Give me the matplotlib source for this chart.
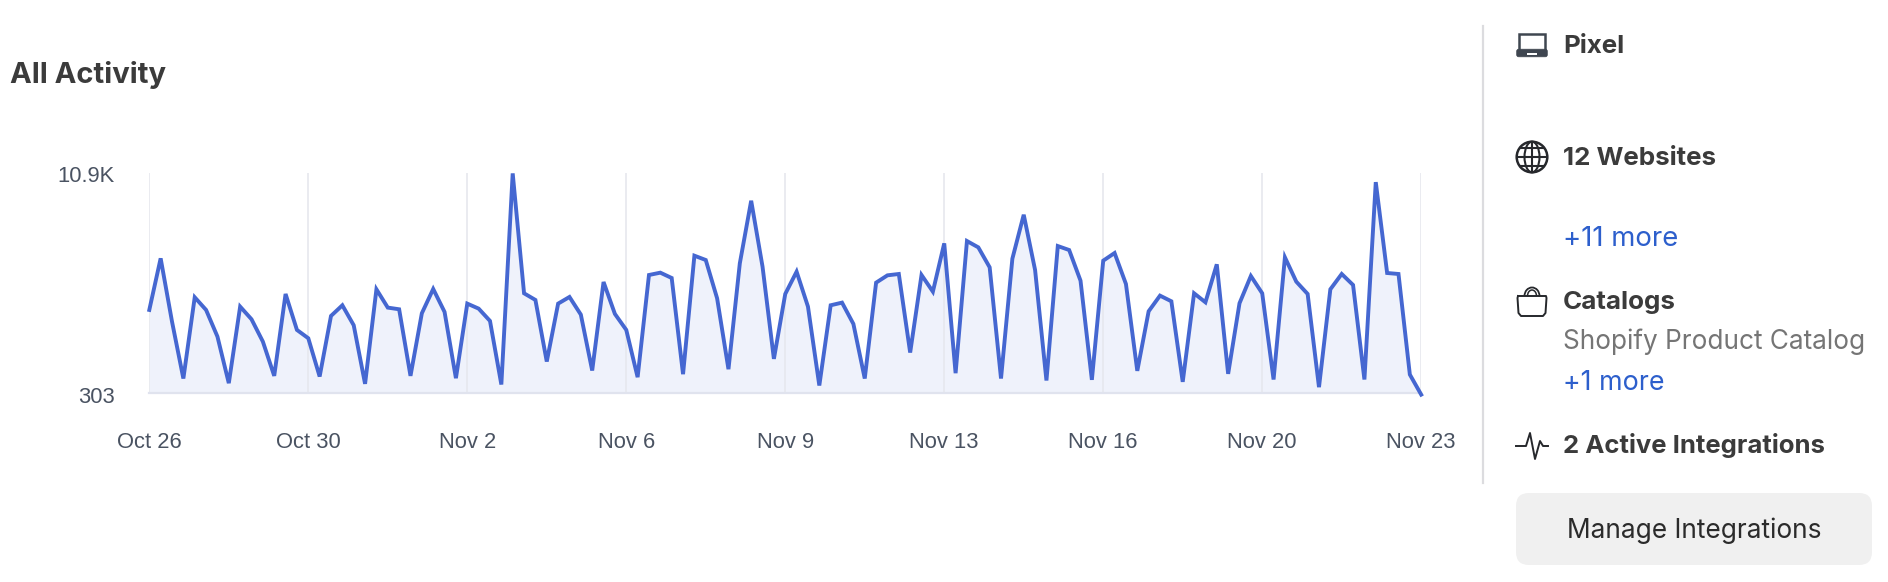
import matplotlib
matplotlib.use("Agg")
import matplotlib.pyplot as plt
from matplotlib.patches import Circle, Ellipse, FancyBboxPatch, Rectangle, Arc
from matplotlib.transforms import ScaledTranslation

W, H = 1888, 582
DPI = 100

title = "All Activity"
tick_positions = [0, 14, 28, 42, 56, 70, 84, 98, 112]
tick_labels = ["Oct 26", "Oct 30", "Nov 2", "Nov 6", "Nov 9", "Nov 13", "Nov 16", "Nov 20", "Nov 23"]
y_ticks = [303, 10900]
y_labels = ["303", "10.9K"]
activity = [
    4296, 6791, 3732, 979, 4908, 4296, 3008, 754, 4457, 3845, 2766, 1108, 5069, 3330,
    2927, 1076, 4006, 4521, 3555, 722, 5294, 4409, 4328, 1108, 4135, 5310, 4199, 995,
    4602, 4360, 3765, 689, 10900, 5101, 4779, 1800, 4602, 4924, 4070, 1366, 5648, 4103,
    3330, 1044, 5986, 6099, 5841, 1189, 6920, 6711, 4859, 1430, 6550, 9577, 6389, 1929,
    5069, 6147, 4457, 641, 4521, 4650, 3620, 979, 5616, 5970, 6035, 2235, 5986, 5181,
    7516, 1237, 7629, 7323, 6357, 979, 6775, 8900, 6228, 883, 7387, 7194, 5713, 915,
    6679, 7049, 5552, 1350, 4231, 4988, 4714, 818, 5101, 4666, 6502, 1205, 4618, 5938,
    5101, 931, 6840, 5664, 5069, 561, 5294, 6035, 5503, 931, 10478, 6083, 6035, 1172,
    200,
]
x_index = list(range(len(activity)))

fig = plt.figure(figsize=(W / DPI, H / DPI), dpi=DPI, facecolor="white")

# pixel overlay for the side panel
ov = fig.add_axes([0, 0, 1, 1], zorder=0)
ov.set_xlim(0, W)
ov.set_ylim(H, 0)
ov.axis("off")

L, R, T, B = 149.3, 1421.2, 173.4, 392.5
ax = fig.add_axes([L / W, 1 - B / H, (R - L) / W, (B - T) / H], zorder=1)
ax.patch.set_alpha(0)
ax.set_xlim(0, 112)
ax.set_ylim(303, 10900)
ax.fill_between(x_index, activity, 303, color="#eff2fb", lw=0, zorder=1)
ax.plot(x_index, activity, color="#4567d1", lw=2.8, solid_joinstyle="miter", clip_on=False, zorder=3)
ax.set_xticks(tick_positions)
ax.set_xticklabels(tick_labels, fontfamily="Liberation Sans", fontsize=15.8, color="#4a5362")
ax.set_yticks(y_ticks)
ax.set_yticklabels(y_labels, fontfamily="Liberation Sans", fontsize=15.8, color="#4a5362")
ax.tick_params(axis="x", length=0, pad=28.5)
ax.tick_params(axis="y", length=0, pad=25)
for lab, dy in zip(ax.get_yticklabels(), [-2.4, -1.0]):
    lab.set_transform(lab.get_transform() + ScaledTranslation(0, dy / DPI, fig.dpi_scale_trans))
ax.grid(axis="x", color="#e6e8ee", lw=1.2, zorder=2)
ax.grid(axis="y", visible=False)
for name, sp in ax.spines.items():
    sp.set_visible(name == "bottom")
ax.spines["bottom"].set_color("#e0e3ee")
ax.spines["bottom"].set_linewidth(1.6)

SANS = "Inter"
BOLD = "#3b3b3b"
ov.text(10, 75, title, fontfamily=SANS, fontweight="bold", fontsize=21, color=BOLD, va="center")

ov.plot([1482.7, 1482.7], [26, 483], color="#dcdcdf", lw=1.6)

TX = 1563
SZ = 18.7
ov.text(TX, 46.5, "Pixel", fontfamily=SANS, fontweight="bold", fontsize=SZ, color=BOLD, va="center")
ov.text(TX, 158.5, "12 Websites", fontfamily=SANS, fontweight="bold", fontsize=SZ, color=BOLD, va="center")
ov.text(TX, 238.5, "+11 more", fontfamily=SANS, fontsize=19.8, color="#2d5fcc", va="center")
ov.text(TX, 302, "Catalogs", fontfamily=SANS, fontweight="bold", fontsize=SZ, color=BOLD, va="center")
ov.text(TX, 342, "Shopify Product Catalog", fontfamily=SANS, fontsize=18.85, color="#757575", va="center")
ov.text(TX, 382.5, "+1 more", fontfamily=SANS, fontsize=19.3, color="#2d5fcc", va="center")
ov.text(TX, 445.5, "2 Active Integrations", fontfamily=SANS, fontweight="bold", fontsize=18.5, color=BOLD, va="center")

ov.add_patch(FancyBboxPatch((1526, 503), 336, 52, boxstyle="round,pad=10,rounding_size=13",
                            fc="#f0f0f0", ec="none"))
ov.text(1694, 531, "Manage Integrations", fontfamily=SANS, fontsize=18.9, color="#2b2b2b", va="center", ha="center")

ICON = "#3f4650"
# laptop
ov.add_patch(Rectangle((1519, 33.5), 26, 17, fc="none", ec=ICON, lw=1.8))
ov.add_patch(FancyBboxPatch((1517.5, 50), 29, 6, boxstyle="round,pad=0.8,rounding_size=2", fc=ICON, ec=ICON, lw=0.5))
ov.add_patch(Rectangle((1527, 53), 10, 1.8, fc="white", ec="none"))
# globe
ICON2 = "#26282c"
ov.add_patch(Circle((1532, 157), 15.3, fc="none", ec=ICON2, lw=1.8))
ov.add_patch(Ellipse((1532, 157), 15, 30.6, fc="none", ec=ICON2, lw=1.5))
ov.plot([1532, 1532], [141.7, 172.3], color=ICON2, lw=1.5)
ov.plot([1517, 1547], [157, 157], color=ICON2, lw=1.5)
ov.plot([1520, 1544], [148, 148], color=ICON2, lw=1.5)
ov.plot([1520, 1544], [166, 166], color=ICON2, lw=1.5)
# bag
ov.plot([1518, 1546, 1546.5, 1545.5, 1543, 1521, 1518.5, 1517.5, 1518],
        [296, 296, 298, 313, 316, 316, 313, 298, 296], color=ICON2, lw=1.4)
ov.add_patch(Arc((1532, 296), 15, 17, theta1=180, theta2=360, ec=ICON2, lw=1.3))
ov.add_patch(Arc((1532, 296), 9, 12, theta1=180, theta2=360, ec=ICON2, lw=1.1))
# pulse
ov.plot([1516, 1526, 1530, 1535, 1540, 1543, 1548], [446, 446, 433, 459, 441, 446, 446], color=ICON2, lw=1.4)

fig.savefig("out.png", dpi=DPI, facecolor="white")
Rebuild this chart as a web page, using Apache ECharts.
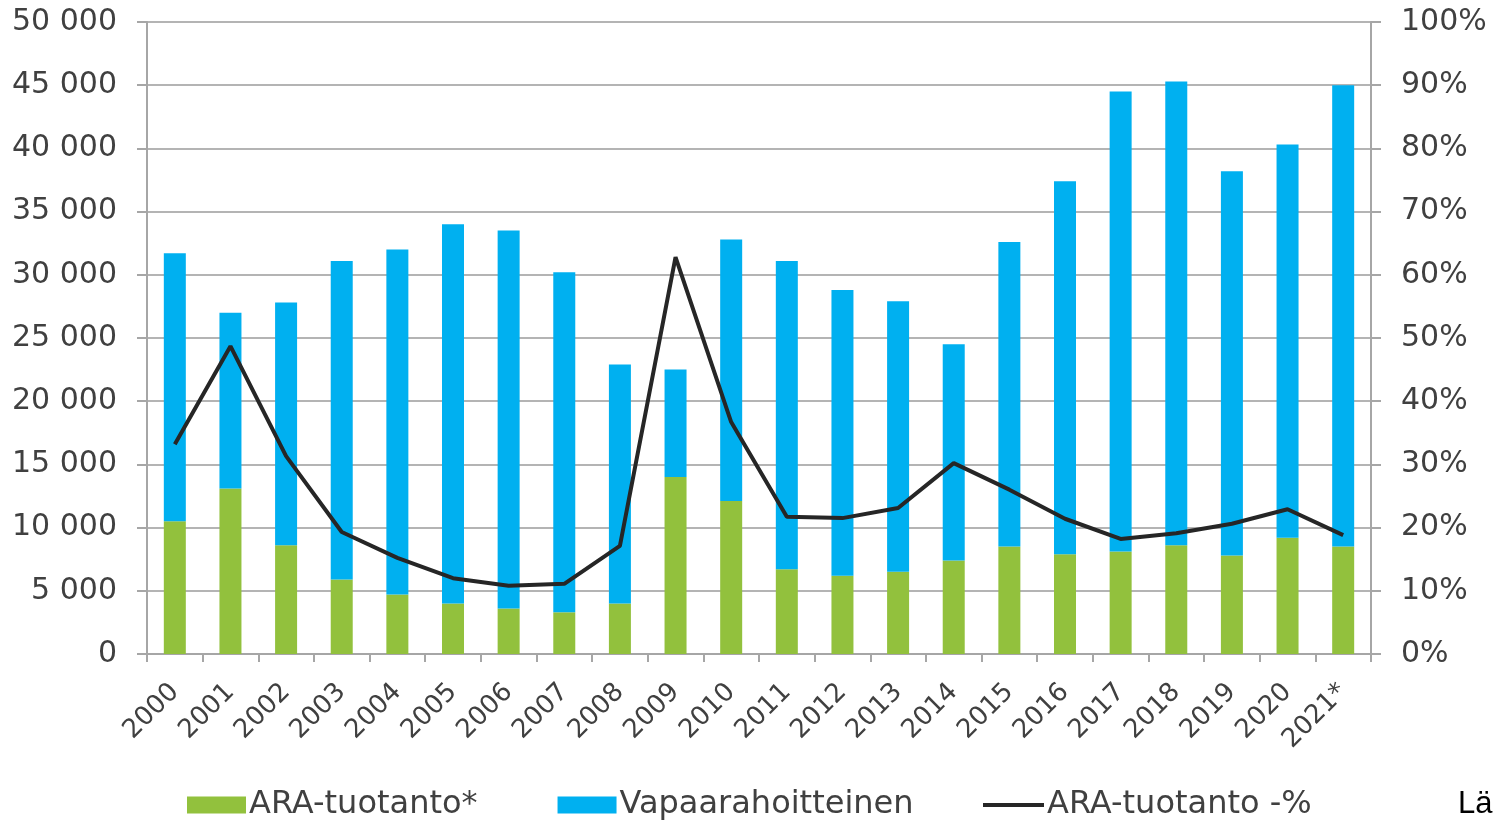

*-*-*

» Task to carry out
Omit the images and transcribe all of the records above word for word.

» Result of the exercise
Give me the matplotlib source for this chart.
import matplotlib
matplotlib.use("Agg")
import matplotlib.pyplot as plt
from matplotlib.patches import Circle, Ellipse, FancyBboxPatch, Rectangle, Arc
from matplotlib.transforms import ScaledTranslation

W, H = 1888, 582
DPI = 100

title = "All Activity"
tick_positions = [0, 14, 28, 42, 56, 70, 84, 98, 112]
tick_labels = ["Oct 26", "Oct 30", "Nov 2", "Nov 6", "Nov 9", "Nov 13", "Nov 16", "Nov 20", "Nov 23"]
y_ticks = [303, 10900]
y_labels = ["303", "10.9K"]
activity = [
    4296, 6791, 3732, 979, 4908, 4296, 3008, 754, 4457, 3845, 2766, 1108, 5069, 3330,
    2927, 1076, 4006, 4521, 3555, 722, 5294, 4409, 4328, 1108, 4135, 5310, 4199, 995,
    4602, 4360, 3765, 689, 10900, 5101, 4779, 1800, 4602, 4924, 4070, 1366, 5648, 4103,
    3330, 1044, 5986, 6099, 5841, 1189, 6920, 6711, 4859, 1430, 6550, 9577, 6389, 1929,
    5069, 6147, 4457, 641, 4521, 4650, 3620, 979, 5616, 5970, 6035, 2235, 5986, 5181,
    7516, 1237, 7629, 7323, 6357, 979, 6775, 8900, 6228, 883, 7387, 7194, 5713, 915,
    6679, 7049, 5552, 1350, 4231, 4988, 4714, 818, 5101, 4666, 6502, 1205, 4618, 5938,
    5101, 931, 6840, 5664, 5069, 561, 5294, 6035, 5503, 931, 10478, 6083, 6035, 1172,
    200,
]
x_index = list(range(len(activity)))

fig = plt.figure(figsize=(W / DPI, H / DPI), dpi=DPI, facecolor="white")

# pixel overlay for the side panel
ov = fig.add_axes([0, 0, 1, 1], zorder=0)
ov.set_xlim(0, W)
ov.set_ylim(H, 0)
ov.axis("off")

L, R, T, B = 149.3, 1421.2, 173.4, 392.5
ax = fig.add_axes([L / W, 1 - B / H, (R - L) / W, (B - T) / H], zorder=1)
ax.patch.set_alpha(0)
ax.set_xlim(0, 112)
ax.set_ylim(303, 10900)
ax.fill_between(x_index, activity, 303, color="#eff2fb", lw=0, zorder=1)
ax.plot(x_index, activity, color="#4567d1", lw=2.8, solid_joinstyle="miter", clip_on=False, zorder=3)
ax.set_xticks(tick_positions)
ax.set_xticklabels(tick_labels, fontfamily="Liberation Sans", fontsize=15.8, color="#4a5362")
ax.set_yticks(y_ticks)
ax.set_yticklabels(y_labels, fontfamily="Liberation Sans", fontsize=15.8, color="#4a5362")
ax.tick_params(axis="x", length=0, pad=28.5)
ax.tick_params(axis="y", length=0, pad=25)
for lab, dy in zip(ax.get_yticklabels(), [-2.4, -1.0]):
    lab.set_transform(lab.get_transform() + ScaledTranslation(0, dy / DPI, fig.dpi_scale_trans))
ax.grid(axis="x", color="#e6e8ee", lw=1.2, zorder=2)
ax.grid(axis="y", visible=False)
for name, sp in ax.spines.items():
    sp.set_visible(name == "bottom")
ax.spines["bottom"].set_color("#e0e3ee")
ax.spines["bottom"].set_linewidth(1.6)

SANS = "Inter"
BOLD = "#3b3b3b"
ov.text(10, 75, title, fontfamily=SANS, fontweight="bold", fontsize=21, color=BOLD, va="center")

ov.plot([1482.7, 1482.7], [26, 483], color="#dcdcdf", lw=1.6)

TX = 1563
SZ = 18.7
ov.text(TX, 46.5, "Pixel", fontfamily=SANS, fontweight="bold", fontsize=SZ, color=BOLD, va="center")
ov.text(TX, 158.5, "12 Websites", fontfamily=SANS, fontweight="bold", fontsize=SZ, color=BOLD, va="center")
ov.text(TX, 238.5, "+11 more", fontfamily=SANS, fontsize=19.8, color="#2d5fcc", va="center")
ov.text(TX, 302, "Catalogs", fontfamily=SANS, fontweight="bold", fontsize=SZ, color=BOLD, va="center")
ov.text(TX, 342, "Shopify Product Catalog", fontfamily=SANS, fontsize=18.85, color="#757575", va="center")
ov.text(TX, 382.5, "+1 more", fontfamily=SANS, fontsize=19.3, color="#2d5fcc", va="center")
ov.text(TX, 445.5, "2 Active Integrations", fontfamily=SANS, fontweight="bold", fontsize=18.5, color=BOLD, va="center")

ov.add_patch(FancyBboxPatch((1526, 503), 336, 52, boxstyle="round,pad=10,rounding_size=13",
                            fc="#f0f0f0", ec="none"))
ov.text(1694, 531, "Manage Integrations", fontfamily=SANS, fontsize=18.9, color="#2b2b2b", va="center", ha="center")

ICON = "#3f4650"
# laptop
ov.add_patch(Rectangle((1519, 33.5), 26, 17, fc="none", ec=ICON, lw=1.8))
ov.add_patch(FancyBboxPatch((1517.5, 50), 29, 6, boxstyle="round,pad=0.8,rounding_size=2", fc=ICON, ec=ICON, lw=0.5))
ov.add_patch(Rectangle((1527, 53), 10, 1.8, fc="white", ec="none"))
# globe
ICON2 = "#26282c"
ov.add_patch(Circle((1532, 157), 15.3, fc="none", ec=ICON2, lw=1.8))
ov.add_patch(Ellipse((1532, 157), 15, 30.6, fc="none", ec=ICON2, lw=1.5))
ov.plot([1532, 1532], [141.7, 172.3], color=ICON2, lw=1.5)
ov.plot([1517, 1547], [157, 157], color=ICON2, lw=1.5)
ov.plot([1520, 1544], [148, 148], color=ICON2, lw=1.5)
ov.plot([1520, 1544], [166, 166], color=ICON2, lw=1.5)
# bag
ov.plot([1518, 1546, 1546.5, 1545.5, 1543, 1521, 1518.5, 1517.5, 1518],
        [296, 296, 298, 313, 316, 316, 313, 298, 296], color=ICON2, lw=1.4)
ov.add_patch(Arc((1532, 296), 15, 17, theta1=180, theta2=360, ec=ICON2, lw=1.3))
ov.add_patch(Arc((1532, 296), 9, 12, theta1=180, theta2=360, ec=ICON2, lw=1.1))
# pulse
ov.plot([1516, 1526, 1530, 1535, 1540, 1543, 1548], [446, 446, 433, 459, 441, 446, 446], color=ICON2, lw=1.4)

fig.savefig("out.png", dpi=DPI, facecolor="white")
Rebuild this chart as a web page, using Apache ECharts.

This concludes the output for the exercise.